- **Required task**:
From the listing below, return each line that includes "chart".

==*==

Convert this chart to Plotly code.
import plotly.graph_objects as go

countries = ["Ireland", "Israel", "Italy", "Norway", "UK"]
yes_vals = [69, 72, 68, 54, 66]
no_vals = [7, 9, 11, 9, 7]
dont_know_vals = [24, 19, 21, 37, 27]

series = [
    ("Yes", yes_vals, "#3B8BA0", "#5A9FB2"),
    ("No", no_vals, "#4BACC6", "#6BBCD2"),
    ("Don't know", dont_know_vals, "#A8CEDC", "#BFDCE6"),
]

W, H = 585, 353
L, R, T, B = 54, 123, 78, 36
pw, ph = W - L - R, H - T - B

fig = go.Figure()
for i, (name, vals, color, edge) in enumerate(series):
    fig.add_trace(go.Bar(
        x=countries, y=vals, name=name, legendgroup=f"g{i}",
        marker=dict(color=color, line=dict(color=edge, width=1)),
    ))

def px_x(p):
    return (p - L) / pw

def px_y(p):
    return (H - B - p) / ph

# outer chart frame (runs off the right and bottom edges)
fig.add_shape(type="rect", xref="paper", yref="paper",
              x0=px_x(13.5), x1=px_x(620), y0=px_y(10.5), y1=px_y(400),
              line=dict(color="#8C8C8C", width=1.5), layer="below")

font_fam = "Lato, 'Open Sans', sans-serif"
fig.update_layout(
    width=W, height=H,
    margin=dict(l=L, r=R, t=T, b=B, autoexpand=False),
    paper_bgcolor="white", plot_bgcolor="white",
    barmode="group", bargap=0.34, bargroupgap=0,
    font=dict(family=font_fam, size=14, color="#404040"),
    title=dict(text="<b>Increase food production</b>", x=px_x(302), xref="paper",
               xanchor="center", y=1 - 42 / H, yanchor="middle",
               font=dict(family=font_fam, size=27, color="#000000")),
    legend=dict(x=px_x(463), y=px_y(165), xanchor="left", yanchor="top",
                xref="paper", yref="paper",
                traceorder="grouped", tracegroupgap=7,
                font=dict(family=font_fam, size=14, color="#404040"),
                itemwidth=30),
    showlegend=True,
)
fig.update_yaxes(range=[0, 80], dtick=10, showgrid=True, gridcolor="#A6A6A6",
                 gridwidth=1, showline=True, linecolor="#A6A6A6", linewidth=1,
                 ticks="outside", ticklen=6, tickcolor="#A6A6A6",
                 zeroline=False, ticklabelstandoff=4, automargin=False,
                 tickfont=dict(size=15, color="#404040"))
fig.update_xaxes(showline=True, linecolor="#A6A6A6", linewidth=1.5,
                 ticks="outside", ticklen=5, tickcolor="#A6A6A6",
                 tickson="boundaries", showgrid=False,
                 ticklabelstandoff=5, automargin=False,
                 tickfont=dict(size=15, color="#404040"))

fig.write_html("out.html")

==*==

- **Exercise solution**:
Convert this chart to Plotly code.
# outer chart frame (runs off the right and bottom edges)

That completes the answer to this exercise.